-- start of Dataset extract --

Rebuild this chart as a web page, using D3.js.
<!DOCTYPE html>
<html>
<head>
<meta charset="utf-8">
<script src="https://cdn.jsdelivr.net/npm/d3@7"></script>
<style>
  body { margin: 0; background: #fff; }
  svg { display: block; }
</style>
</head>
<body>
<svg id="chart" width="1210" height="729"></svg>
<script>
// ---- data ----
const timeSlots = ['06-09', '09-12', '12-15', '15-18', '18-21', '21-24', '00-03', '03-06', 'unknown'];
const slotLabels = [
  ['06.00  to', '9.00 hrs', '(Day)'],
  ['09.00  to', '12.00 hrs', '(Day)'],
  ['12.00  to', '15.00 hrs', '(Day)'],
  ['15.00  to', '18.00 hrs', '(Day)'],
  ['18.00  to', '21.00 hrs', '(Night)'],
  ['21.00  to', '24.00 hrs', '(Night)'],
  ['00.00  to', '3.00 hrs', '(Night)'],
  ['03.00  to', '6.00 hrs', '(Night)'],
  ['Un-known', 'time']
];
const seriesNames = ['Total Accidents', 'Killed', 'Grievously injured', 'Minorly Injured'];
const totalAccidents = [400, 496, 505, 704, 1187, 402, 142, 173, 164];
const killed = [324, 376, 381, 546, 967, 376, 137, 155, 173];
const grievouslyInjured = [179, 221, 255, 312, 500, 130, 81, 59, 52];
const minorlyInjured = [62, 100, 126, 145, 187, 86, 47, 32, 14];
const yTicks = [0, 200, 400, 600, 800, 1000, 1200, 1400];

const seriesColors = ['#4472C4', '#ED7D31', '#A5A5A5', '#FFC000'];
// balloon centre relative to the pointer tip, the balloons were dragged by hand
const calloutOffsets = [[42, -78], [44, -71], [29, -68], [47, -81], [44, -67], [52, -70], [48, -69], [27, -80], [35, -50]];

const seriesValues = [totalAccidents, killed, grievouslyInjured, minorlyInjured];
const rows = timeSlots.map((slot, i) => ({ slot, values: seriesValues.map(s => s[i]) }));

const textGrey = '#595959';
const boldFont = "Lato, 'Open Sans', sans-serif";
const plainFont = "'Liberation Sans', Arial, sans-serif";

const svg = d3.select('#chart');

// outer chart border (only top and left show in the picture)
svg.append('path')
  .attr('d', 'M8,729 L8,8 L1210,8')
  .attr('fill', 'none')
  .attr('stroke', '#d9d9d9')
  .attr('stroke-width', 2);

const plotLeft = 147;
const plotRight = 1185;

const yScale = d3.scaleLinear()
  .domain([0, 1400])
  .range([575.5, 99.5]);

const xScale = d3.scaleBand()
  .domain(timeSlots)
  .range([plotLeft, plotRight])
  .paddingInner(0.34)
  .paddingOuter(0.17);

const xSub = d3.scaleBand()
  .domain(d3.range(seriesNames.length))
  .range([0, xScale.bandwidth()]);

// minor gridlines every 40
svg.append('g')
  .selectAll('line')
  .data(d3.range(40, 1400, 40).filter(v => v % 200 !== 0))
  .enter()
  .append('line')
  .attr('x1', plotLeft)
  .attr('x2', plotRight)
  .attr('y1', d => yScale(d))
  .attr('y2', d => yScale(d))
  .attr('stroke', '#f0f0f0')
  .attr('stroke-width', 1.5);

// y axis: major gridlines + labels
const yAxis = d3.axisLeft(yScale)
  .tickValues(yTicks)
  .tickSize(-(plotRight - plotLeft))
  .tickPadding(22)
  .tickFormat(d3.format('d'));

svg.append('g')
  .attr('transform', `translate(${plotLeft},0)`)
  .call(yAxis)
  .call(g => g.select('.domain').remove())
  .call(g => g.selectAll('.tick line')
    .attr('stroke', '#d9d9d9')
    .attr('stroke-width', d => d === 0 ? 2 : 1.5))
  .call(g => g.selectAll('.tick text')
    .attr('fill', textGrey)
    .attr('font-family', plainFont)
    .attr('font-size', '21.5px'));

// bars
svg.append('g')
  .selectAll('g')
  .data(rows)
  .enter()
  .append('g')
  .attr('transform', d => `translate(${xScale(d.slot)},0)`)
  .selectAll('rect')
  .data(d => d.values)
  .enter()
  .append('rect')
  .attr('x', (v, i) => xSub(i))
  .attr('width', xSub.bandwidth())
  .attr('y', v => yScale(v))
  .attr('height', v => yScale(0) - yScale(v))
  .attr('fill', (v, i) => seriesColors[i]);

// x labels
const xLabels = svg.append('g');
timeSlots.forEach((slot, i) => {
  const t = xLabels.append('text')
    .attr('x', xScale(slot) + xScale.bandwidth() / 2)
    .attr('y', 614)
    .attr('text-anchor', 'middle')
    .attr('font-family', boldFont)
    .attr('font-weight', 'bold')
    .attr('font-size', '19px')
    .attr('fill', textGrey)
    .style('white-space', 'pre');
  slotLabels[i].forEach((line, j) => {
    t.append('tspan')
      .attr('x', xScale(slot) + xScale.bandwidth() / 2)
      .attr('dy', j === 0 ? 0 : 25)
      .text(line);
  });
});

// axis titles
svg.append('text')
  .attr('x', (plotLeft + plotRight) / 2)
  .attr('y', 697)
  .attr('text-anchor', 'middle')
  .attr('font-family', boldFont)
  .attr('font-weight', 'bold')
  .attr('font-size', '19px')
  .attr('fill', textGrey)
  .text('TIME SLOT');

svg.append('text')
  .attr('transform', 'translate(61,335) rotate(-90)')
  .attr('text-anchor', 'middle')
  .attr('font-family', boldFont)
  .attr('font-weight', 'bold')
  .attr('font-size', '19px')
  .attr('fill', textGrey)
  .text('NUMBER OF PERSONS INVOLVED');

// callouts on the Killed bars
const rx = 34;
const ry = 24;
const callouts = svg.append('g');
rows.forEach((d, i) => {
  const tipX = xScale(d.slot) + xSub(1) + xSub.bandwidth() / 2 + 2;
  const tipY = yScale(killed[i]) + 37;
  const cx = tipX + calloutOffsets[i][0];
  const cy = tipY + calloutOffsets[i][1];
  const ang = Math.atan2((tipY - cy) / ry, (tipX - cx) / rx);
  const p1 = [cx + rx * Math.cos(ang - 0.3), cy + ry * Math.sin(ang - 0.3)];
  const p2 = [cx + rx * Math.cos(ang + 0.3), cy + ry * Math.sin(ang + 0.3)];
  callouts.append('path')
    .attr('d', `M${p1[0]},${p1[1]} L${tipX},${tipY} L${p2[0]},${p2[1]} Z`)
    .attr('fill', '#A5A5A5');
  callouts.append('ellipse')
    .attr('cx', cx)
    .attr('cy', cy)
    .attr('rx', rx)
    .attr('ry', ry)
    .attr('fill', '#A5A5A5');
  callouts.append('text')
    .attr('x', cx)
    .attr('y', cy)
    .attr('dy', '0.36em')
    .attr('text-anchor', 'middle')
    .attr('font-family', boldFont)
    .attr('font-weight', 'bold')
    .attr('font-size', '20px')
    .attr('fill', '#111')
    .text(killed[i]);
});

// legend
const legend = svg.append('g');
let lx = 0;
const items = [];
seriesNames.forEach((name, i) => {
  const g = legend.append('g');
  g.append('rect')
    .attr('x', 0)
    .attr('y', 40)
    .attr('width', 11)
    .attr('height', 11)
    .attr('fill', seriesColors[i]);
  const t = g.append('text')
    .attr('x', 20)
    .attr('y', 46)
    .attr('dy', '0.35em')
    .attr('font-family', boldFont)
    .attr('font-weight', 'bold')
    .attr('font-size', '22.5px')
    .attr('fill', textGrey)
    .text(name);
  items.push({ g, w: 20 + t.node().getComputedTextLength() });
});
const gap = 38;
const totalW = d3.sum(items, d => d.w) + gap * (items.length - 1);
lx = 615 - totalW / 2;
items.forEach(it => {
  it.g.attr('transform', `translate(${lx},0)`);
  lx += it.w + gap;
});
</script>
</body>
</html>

-- end of Dataset extract --
-- start of Dataset extract --

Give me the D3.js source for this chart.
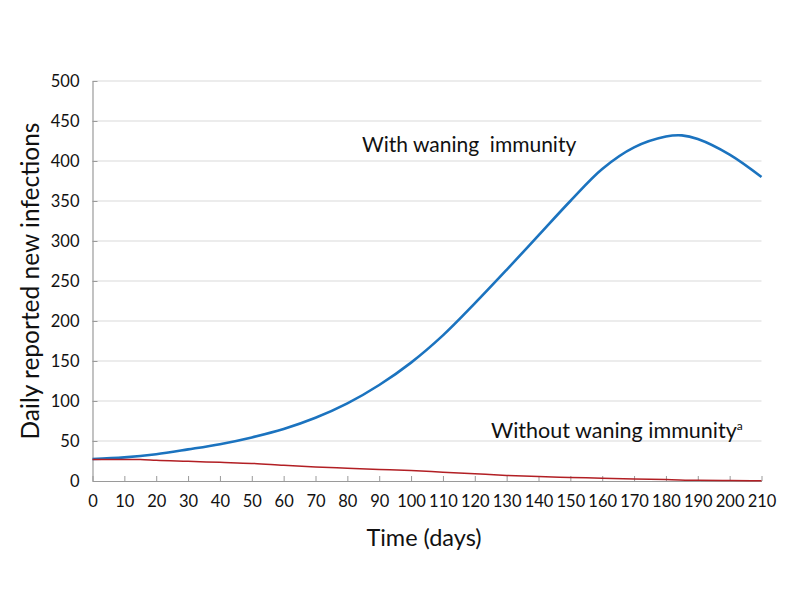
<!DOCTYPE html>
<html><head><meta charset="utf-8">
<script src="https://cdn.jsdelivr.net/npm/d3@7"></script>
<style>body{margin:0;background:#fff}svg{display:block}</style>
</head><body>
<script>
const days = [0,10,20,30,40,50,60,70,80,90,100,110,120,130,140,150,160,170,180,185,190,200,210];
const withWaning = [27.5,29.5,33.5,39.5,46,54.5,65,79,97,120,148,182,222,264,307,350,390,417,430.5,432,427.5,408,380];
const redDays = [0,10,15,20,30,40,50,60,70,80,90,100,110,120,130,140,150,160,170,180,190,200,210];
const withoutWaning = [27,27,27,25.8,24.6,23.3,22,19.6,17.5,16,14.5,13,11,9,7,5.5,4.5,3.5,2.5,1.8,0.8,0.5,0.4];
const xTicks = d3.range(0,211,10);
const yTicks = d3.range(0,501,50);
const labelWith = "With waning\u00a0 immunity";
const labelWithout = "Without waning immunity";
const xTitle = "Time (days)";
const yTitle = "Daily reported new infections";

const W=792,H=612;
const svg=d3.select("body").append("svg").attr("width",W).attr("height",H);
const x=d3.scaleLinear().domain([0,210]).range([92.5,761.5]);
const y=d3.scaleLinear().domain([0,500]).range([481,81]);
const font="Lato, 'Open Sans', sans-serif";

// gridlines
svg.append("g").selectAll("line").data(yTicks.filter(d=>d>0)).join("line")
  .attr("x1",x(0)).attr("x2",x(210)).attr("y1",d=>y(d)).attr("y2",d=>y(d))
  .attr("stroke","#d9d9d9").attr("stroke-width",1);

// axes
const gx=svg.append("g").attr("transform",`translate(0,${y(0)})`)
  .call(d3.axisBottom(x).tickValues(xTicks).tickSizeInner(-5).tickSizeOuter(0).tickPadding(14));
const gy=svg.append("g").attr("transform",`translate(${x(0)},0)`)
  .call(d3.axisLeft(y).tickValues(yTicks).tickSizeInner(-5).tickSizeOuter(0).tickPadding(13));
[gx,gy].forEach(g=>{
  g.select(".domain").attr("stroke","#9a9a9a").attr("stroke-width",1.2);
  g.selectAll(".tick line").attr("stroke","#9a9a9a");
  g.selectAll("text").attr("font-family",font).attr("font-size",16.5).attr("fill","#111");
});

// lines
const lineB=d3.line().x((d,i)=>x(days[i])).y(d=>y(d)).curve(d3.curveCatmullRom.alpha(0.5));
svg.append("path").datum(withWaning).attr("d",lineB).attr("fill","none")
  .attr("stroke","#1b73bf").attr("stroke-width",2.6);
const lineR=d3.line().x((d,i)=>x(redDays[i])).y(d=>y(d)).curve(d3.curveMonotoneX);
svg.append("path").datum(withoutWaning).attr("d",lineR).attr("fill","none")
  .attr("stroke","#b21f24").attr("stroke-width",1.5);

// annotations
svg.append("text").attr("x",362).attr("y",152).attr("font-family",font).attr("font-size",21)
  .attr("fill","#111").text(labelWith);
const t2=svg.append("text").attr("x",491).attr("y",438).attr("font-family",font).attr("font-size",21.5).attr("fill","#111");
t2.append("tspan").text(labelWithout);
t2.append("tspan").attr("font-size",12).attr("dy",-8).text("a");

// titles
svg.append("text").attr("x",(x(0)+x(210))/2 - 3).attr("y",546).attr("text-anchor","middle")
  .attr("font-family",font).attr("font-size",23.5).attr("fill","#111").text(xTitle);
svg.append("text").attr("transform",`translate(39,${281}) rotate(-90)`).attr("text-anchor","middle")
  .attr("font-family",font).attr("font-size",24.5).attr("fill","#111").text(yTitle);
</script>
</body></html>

-- end of Dataset extract --

#### [The task]
Of all the entries above, repeat only the lines from the line that has "Rebuild this chart" to the line that has "const yTicks = [0, 200, 400, 600, 800, 1000, 1200, 1400];", both lines included, exactly.

#### [Final answer]
Rebuild this chart as a web page, using D3.js.
<!DOCTYPE html>
<html>
<head>
<meta charset="utf-8">
<script src="https://cdn.jsdelivr.net/npm/d3@7"></script>
<style>
  body { margin: 0; background: #fff; }
  svg { display: block; }
</style>
</head>
<body>
<svg id="chart" width="1210" height="729"></svg>
<script>
// ---- data ----
const timeSlots = ['06-09', '09-12', '12-15', '15-18', '18-21', '21-24', '00-03', '03-06', 'unknown'];
const slotLabels = [
  ['06.00  to', '9.00 hrs', '(Day)'],
  ['09.00  to', '12.00 hrs', '(Day)'],
  ['12.00  to', '15.00 hrs', '(Day)'],
  ['15.00  to', '18.00 hrs', '(Day)'],
  ['18.00  to', '21.00 hrs', '(Night)'],
  ['21.00  to', '24.00 hrs', '(Night)'],
  ['00.00  to', '3.00 hrs', '(Night)'],
  ['03.00  to', '6.00 hrs', '(Night)'],
  ['Un-known', 'time']
];
const seriesNames = ['Total Accidents', 'Killed', 'Grievously injured', 'Minorly Injured'];
const totalAccidents = [400, 496, 505, 704, 1187, 402, 142, 173, 164];
const killed = [324, 376, 381, 546, 967, 376, 137, 155, 173];
const grievouslyInjured = [179, 221, 255, 312, 500, 130, 81, 59, 52];
const minorlyInjured = [62, 100, 126, 145, 187, 86, 47, 32, 14];
const yTicks = [0, 200, 400, 600, 800, 1000, 1200, 1400];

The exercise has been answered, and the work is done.